Para o papel de Florbela Espanca, o realizador escolheu a actriz Dalila Carmo que também havia colaborado em Quinze Pontos na Alma. A escolha não foi difícil. «Gosto de trabalhar com actores que se entregam, que sentem e que possuem uma grande inteligência. A Dalila é uma grande actriz, tem semelhanças com a original, o que me facilitou a vida no momento de escrever. Gosto de ter um rosto quando escrevo as personagens, porque humaniza os diálogos, as reacções, as acções. A Dalila é uma Florbela perfeita na sua complexidade, loucura, aventura, exuberância e ao mesmo tempo, é tão tão portuguesa».

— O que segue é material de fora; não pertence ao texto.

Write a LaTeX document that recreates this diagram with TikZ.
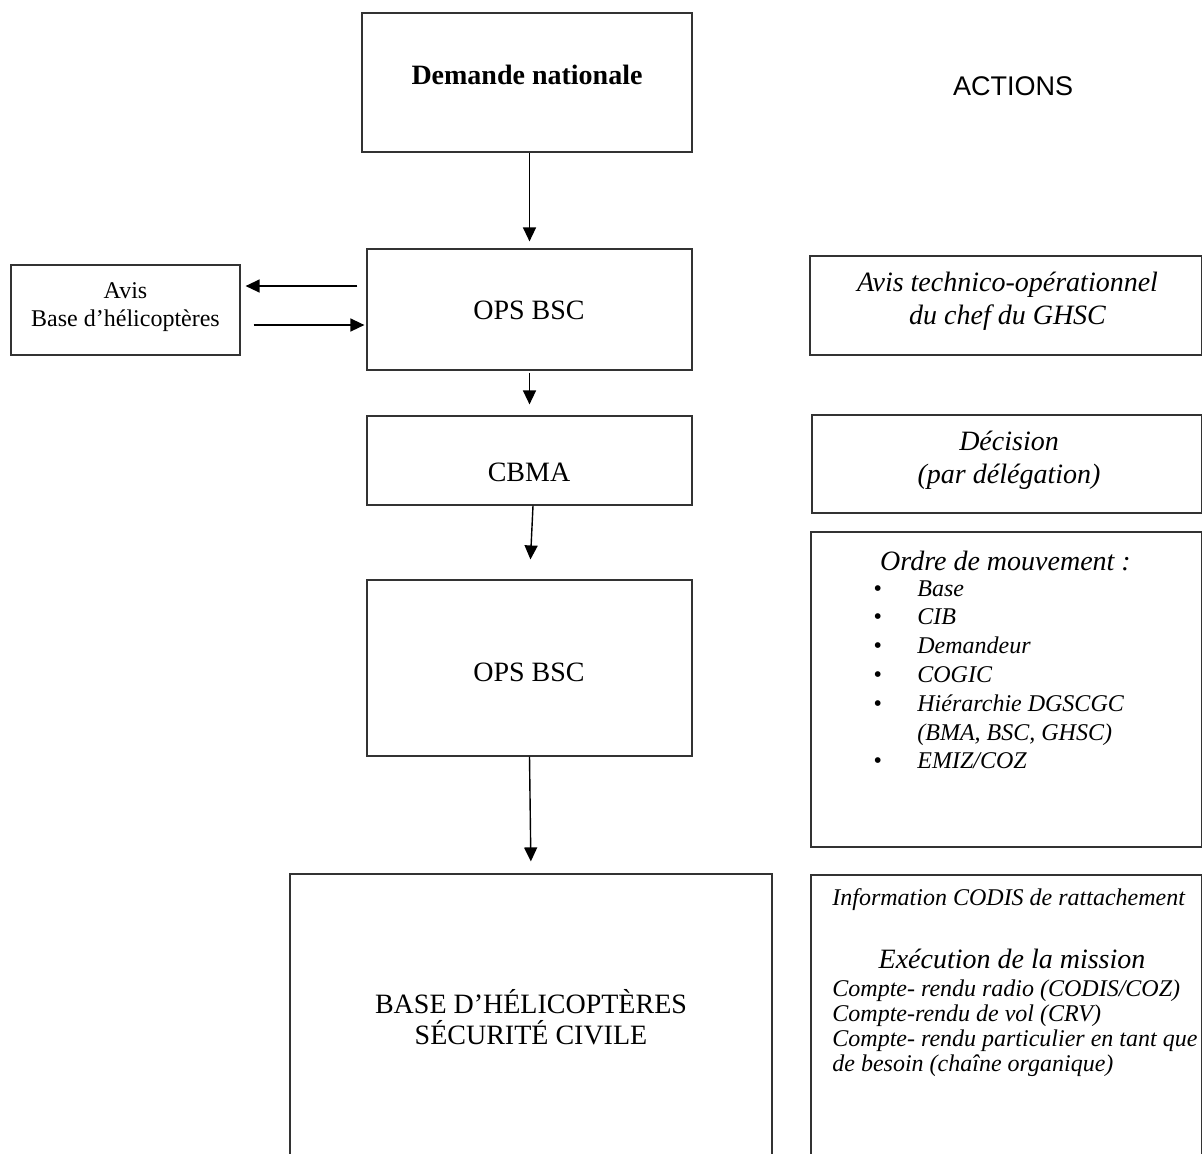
\documentclass[tikz,border=0pt]{standalone}
\usepackage{fontspec}
\setmainfont{Liberation Serif}
\newfontfamily\arialfont{Liberation Sans}
\usetikzlibrary{arrows.meta}
\newcommand{\quatorze}{\fontsize{14}{16.5}\selectfont}
\newcommand{\douze}{\fontsize{12}{14}\selectfont}
\begin{document}
\begin{tikzpicture}[x=0.5pt,y=-0.5pt]
            \tikzstyle{arrow}=[line width=0.7pt,->,>={Triangle[length=7pt,width=6.5pt]}]
            \tikzstyle{box}=[draw=black!80,line width=0.6pt,rectangle,inner sep=0pt]
            \clip (0,0) rectangle (1202,1153);
            % boxes of the chain
            \node[box,minimum width=165pt,minimum height=69.5pt] (dem) at (527,82.5) {};
            \node[box,minimum width=162.5pt,minimum height=60.5pt] (ops1) at (529.5,309.5) {};
            \node[box,minimum width=114.5pt,minimum height=45pt] (avis) at (125.5,310) {};
            \node[box,minimum width=162.5pt,minimum height=44.5pt] (cbma) at (529.5,460.5) {};
            \node[box,minimum width=162.5pt,minimum height=88pt] (ops2) at (529.5,668) {};
            \node[box,minimum width=241pt,minimum height=143pt] (base) at (531,1017) {};
            % texts of the chain
            \node[font=\quatorze\bfseries] (demt) at (527,75) {Demande nationale};
            \node[font=\quatorze] (ops1t) at (529,310) {OPS BSC};
            \node[align=center,font=\douze] (avist) at (125.5,307) {Avis\\ Base d’hélicoptères};
            \node[font=\quatorze] (cbmat) at (529,472) {CBMA};
            \node[font=\quatorze] (ops2t) at (529,672) {OPS BSC};
            \node[align=center,font=\fontsize{14}{15.5}\selectfont] (baset) at (531,1017) {BASE D’HÉLICOPTÈRES\\ SÉCURITÉ CIVILE};
            % arrows
            \draw [arrow,shorten >=3.5pt] (ops1.north |- dem.south) -- (ops1.north);
            \draw [arrow,shorten <=1pt,shorten >=5.5pt] (ops1.south) -- (cbma.north);
            \draw [arrow,shorten >=10pt] ([xshift=1.75pt]cbma.south) -- (ops2.north);
            \draw [arrow,shorten >=6pt] (ops2.south) -- (base.north);
            \draw [arrow,shorten <=4.5pt,shorten >=2.5pt] ([yshift=11.75pt]ops1.west) -- ([yshift=11.75pt]ops1.west -| avis.east);
            \draw [arrow,shorten <=6.5pt,shorten >=1pt] ([yshift=-7.5pt]avis.east) -- ([yshift=-7.5pt]avis.east -| ops1.west);
            % actions column
            \node[font=\fontsize{13.5}{16}\arialfont] (act) at (1013,86) {ACTIONS};
            \node[box,minimum width=195.75pt,minimum height=49.5pt] (tech) at (1005.75,305.5) {};
            \node[align=center,font=\quatorze\itshape] (techt) at (1007.5,301.5) {Avis technico-opérationnel\\ du chef du GHSC};
            \node[box,minimum width=194.75pt,minimum height=49pt] (dec) at (1006.75,464) {};
            \node[align=center,font=\quatorze\itshape] (dect) at (1009,460.5) {Décision\\ (par délégation)};
            \node[box,minimum width=195.25pt,minimum height=157.5pt] (ordre) at (1006.25,689.5) {};
            \node[font=\quatorze\itshape] (ordret) at (1005.5,561) {Ordre de mouvement :};
            \node[anchor=base west,inner sep=0pt,font=\fontsize{12}{14.4}\selectfont\itshape] (liste) at (873,596) {%
              \begin{tabular}[t]{@{}p{22pt}@{}l@{}}
                \textbullet & Base\\
                \textbullet & CIB\\
                \textbullet & Demandeur\\
                \textbullet & COGIC\\
                \textbullet & Hiérarchie DGSCGC\\
                            & (BMA, BSC, GHSC)\\
                \textbullet & EMIZ/COZ
              \end{tabular}};
            \node[box,minimum width=195.25pt,minimum height=142.5pt] (info) at (1006.25,1017.5) {};
            \node[anchor=west,inner sep=0pt,font=\douze\itshape] (infot) at (832,900) {Information CODIS de rattachement};
            \node[font=\quatorze\itshape] (exec) at (1012,959) {Exécution de la mission};
            \node[anchor=north west,inner sep=0pt,align=left,font=\fontsize{12}{12.5}\selectfont\itshape] (cr) at (832,979) {Compte- rendu radio (CODIS/COZ)\\ Compte-rendu de vol (CRV)\\ Compte- rendu particulier en tant que\\ de besoin (chaîne organique)};
        \end{tikzpicture}
\end{document}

Para apresentar o seu trabalho, Vicente Alves do Ó pretende recriar um processo semelhante ao conseguido por O Filme do Desassossego, de João Botelho, em 2010 e 2011. Uma espécie de tour com o filme pelo país, mesmo em cidades do interior, influenciada pelos resultados de bilheteira do cinema português. «Se pensarmos que o filme mais visto do ano - português - fez apenas 20 mil espectadores, quando já andámos perto dos 300, 400 mil, é sinal de alguma coisa e não me parece que seja apenas da crise. Precisamos de nos aproximar das pessoas, do país, quebrar as regras da distribuição e seduzir o público a ver cinema português. Antes de mais, faço filmes para as pessoas - essa é a minha maior ambição, que os meus filmes sejam vistos». E quando questionado se esses planos vislumbram também a sua internacionalização apenas arrisca um «o segredo é a alma do negócio». Entretanto o projecto Florbela cresceu também para uma minissérie a ser exibida pela RTP1 e dividida em três episódios: «trata de um objecto diferente do filme, com material novo e sem material que está neste filme. Portanto, são coisas diferentes com intenções diferentes. O filme é uma aproximação da pessoa, a minissérie é mais um biopic clássico. São objectos muito diferentes».
Sobre o estado actual do cinema português, admite que «o Estado tem a responsabilidade política de proteger o cinema e os cineastas e isso não passa apenas pelo financiamento, passa também pela imagem que se projecta e que difunde. Se um governo português é o primeiro a desresponsabilizar-se de todo e qualquer apoio ao cinema e às artes, como podemos depois pedir às pessoas que o apoiem? Não podemos. Há uma questão de honra, de respeito e dignidade. Podemos não gostar de todos os filmes, podemos não compreender, aceitar, mas devemos ter respeito e orgulho nos nossos cineastas e isso começa pelo reconhecimento do Estado». E não se coíbe de apresentar sugestões sobre «uma lei que promova o mecenato, que promova o investimento não só na produção como na divulgação e na educação de novos públicos. Acho que se discutem demasiado os subsídios e há outras questões fundamentais para que o cinema exista de forma saudável junto do mercado e das pessoas. Sobre se a produção será melhor ou pior, é mais subjectivo, mas acima de tudo, acho que o cinema deve primar pela diversidade».
Entretanto e até à estreia de Florbela, Vicente Alves do Ó andará ocupado. Mas admite: «Tenho sempre muitas ideias. Umas escritas, outras na cabeça». E mesmo com um futuro tenebroso sobre os nossos ombros, resiste. «A seguir veremos o que acontece, mas certamente irei filmar, com apoios ou sem, mas irei filmar. Lá está, não consigo imaginar-me já sem filmar».